Por
Natalia Viana (Agência Pública, 15 de Maio de 2015)
Faz pouco mais de dois meses que ela se foi, um dia antes do seu
aniversário. Maria – vamos chamá-la assim – completaria 20 anos em 2 de
março. Ninguém diria que não era uma indiazinha como tantas que colorem as ruas
de São Gabriel da Cachoeira, município no noroeste do Amazonas, às margens do
rio Negro. Era baixinha, os cabelos negros sobre os ombros, as roupas justas,
chinelo de dedos. Mas Maria estava ali só de passagem. No seu enterro os
parentes contaram que tinham vindo rio abaixo para passar o período de férias
escolares, quando centenas de indígenas de diversas etnias deixam suas aldeias
e enchem a sede do município para resolver pendências burocráticas. Ali na
cidade, ela arrumou namorado, um militar, e passava os dias com ele, quando não
estava entre amigos. Mas nos últimos dias Maria andava triste: o casal havia
rompido o namoro. Estava estranha, nervosa. Os parentes contaram que chegou a
ter alucinações.
Os pais tinham achado bom o fim do namoro.
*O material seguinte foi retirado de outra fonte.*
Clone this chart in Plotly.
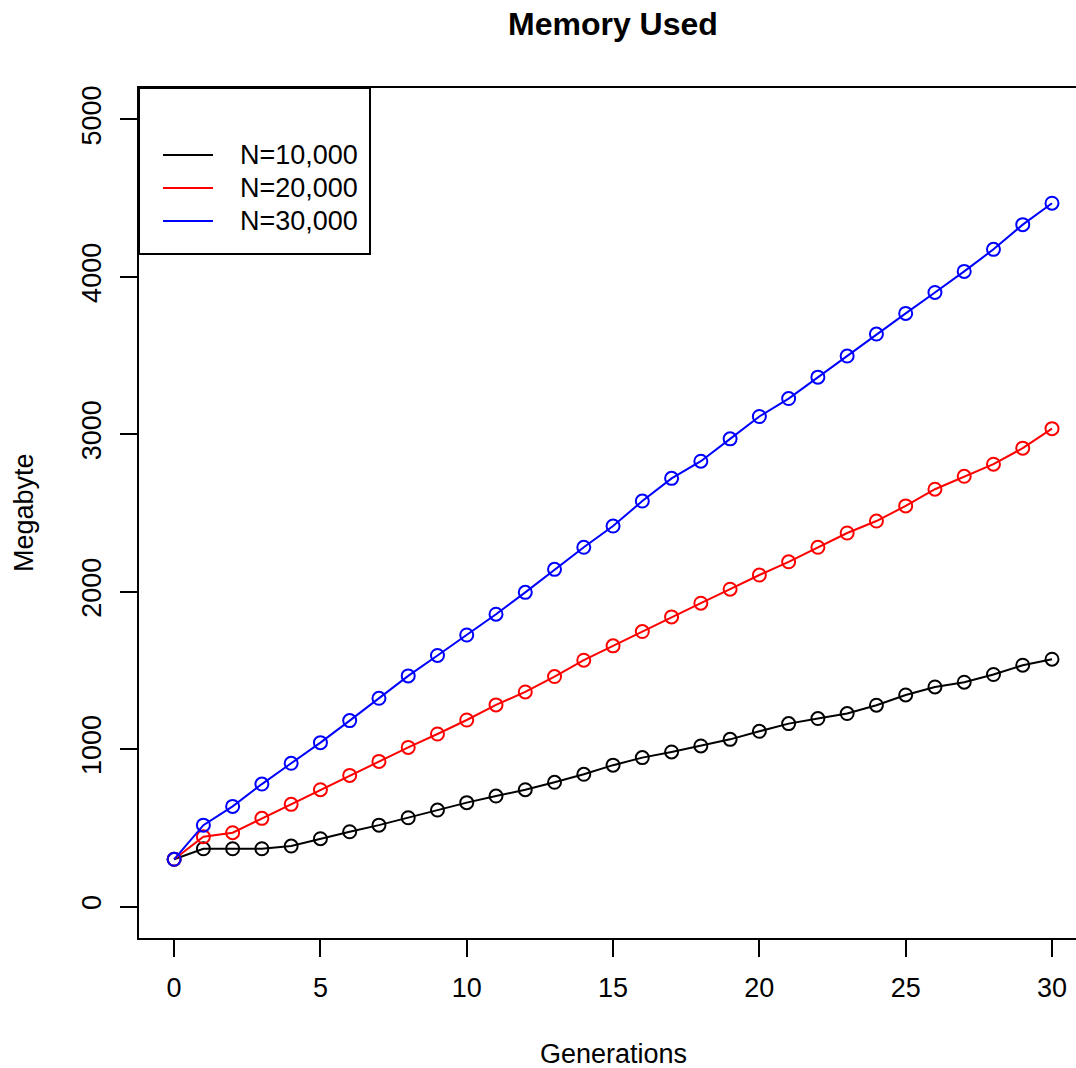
import plotly.graph_objects as go

# Memory footprint per generation for three population sizes
generations = list(range(0, 31))
series_names = ["N=10,000", "N=20,000", "N=30,000"]
series_colors = ["black", "red", "blue"]

mem_n10000 = [300, 367, 367, 367, 384, 431, 475, 517, 564, 613, 660, 702, 742, 789, 840,
              898, 946, 982, 1020, 1062, 1113, 1162, 1194, 1226, 1279, 1344, 1395, 1425,
              1474, 1533, 1571]
mem_n20000 = [300, 443, 469, 560, 649, 742, 833, 922, 1011, 1096, 1185, 1281, 1363, 1461,
              1565, 1656, 1747, 1840, 1927, 2016, 2106, 2190, 2282, 2373, 2449, 2545, 2651,
              2733, 2810, 2912, 3036]
mem_n30000 = [300, 517, 636, 778, 910, 1041, 1181, 1323, 1465, 1595, 1725, 1857, 1996, 2142,
              2282, 2417, 2576, 2720, 2829, 2971, 3113, 3227, 3363, 3497, 3637, 3768, 3901,
              4035, 4175, 4332, 4468]

x_ticks = [0, 5, 10, 15, 20, 25, 30]
y_ticks = [0, 1000, 2000, 3000, 4000, 5000]

W, H = 1076, 1068
L, T, B = 139, 88, 130
R = 0
plot_w = W - L - R
plot_h = H - T - B

FONT = "Liberation Sans, Arial, Helvetica, sans-serif"


def px_x(px):
    return (px - L) / plot_w


def px_y(py):
    return (H - B - py) / plot_h


fig = go.Figure()
for name, color, vals in zip(series_names, series_colors,
                             [mem_n10000, mem_n20000, mem_n30000]):
    fig.add_trace(go.Scatter(
        x=generations, y=vals, name=name, mode="lines+markers",
        line=dict(color=color, width=2),
        marker=dict(symbol="circle-open", size=13, color=color,
                    line=dict(color=color, width=2)),
        showlegend=False,
    ))

axis_common = dict(
    showgrid=False, zeroline=False, showline=True, linecolor="black", linewidth=2,
    ticks="outside", ticklen=17, tickwidth=2, tickcolor="black",
    tickfont=dict(family=FONT, size=27, color="black"),
)

fig.update_xaxes(range=[-1.2, (W - R - 174) / ((1052 - 174) / 30)], tickvals=x_ticks,
                 mirror=True, ticklabelstandoff=8, **axis_common)
fig.update_yaxes(range=[-200, 5200], tickvals=y_ticks, tickangle=-90,
                 mirror=False, ticklabelstandoff=8, **axis_common)

annotations = [
    dict(text="<b>Memory Used</b>", xref="x", yref="paper", x=15, y=px_y(24),
         xanchor="center", yanchor="middle", showarrow=False,
         font=dict(family=FONT, size=32, color="black")),
    dict(text="Generations", xref="x", yref="paper", x=15, y=px_y(1054),
         xanchor="center", yanchor="middle", height=26, showarrow=False,
         font=dict(family=FONT, size=27, color="black")),
    dict(text="Megabyte", xref="paper", yref="paper", x=px_x(24), y=px_y(513),
         xanchor="center", yanchor="middle", textangle=-90, showarrow=False,
         font=dict(family=FONT, size=27, color="black")),
]

shapes = [
    dict(type="rect", xref="paper", yref="paper", x0=px_x(139), x1=px_x(370),
         y0=px_y(254), y1=px_y(88), line=dict(color="black", width=2),
         fillcolor="white", layer="above"),
]

legend_rows = [155, 188, 221]
for name, color, row in zip(series_names, series_colors, legend_rows):
    shapes.append(dict(type="line", xref="paper", yref="paper",
                       x0=px_x(163), x1=px_x(213), y0=px_y(row), y1=px_y(row),
                       line=dict(color=color, width=2), layer="above"))
    annotations.append(dict(text=name, xref="paper", yref="paper", x=px_x(238),
                            y=px_y(row), xanchor="left", yanchor="middle",
                            showarrow=False,
                            font=dict(family=FONT, size=27, color="black")))

fig.update_layout(
    width=W, height=H,
    margin=dict(l=L, r=R, t=T, b=B, pad=0),
    paper_bgcolor="white", plot_bgcolor="white",
    annotations=annotations, shapes=shapes,
    showlegend=False,
)

fig.write_html("out.html")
Ninguém chegou a
conhecer de perto o tal soldado. Nunca conseguiram ver o seu rosto porque,
segundo contaram, quando ele vinha ao bairro do Dabaru, um dos mais pobres do
município, onde a família morava numa espécie de vilazinha com casas coladas
umas nas outras, ele sempre se escondia nas sombras formadas pela parca
iluminação. Tinha o rosto coberto pelas trevas da noite. Era branco? Era preto?
Era gente?
Na madrugada de sábado para domingo, dia 1o de
março, depois de ter passado a tarde e o começo da noite com o irmão mais velho
e amigos bebendo na praia do rio, Maria começou a se transformar de vez. Estava
agressiva. Os olhos já não eram os dela, contou o irmão, reviravam e mudavam de
cor enquanto ela gritava que os pais não gostavam dela, que era ele o filho
predileto. O irmão ainda arrastou Maria de volta, mas, quando chegaram em casa,
os pais não conseguiam enxergá-la. No lugar dela viam apenas algo escuro, uma
sombra. Um ser da escuridão. O pai não pôde nem levantar da rede no pequeno
quarto que dividia com os filhos. Ficou chorando, atônito. Maria entrou no
quarto ao lado, bateu a porta. Não conseguiram abri-la, embora não estivesse
trancada. Por uma fresta, viram quando ela amarrou uma corda e se enforcou. No
momento seguinte a porta finalmente abriu. Ela já estava morta.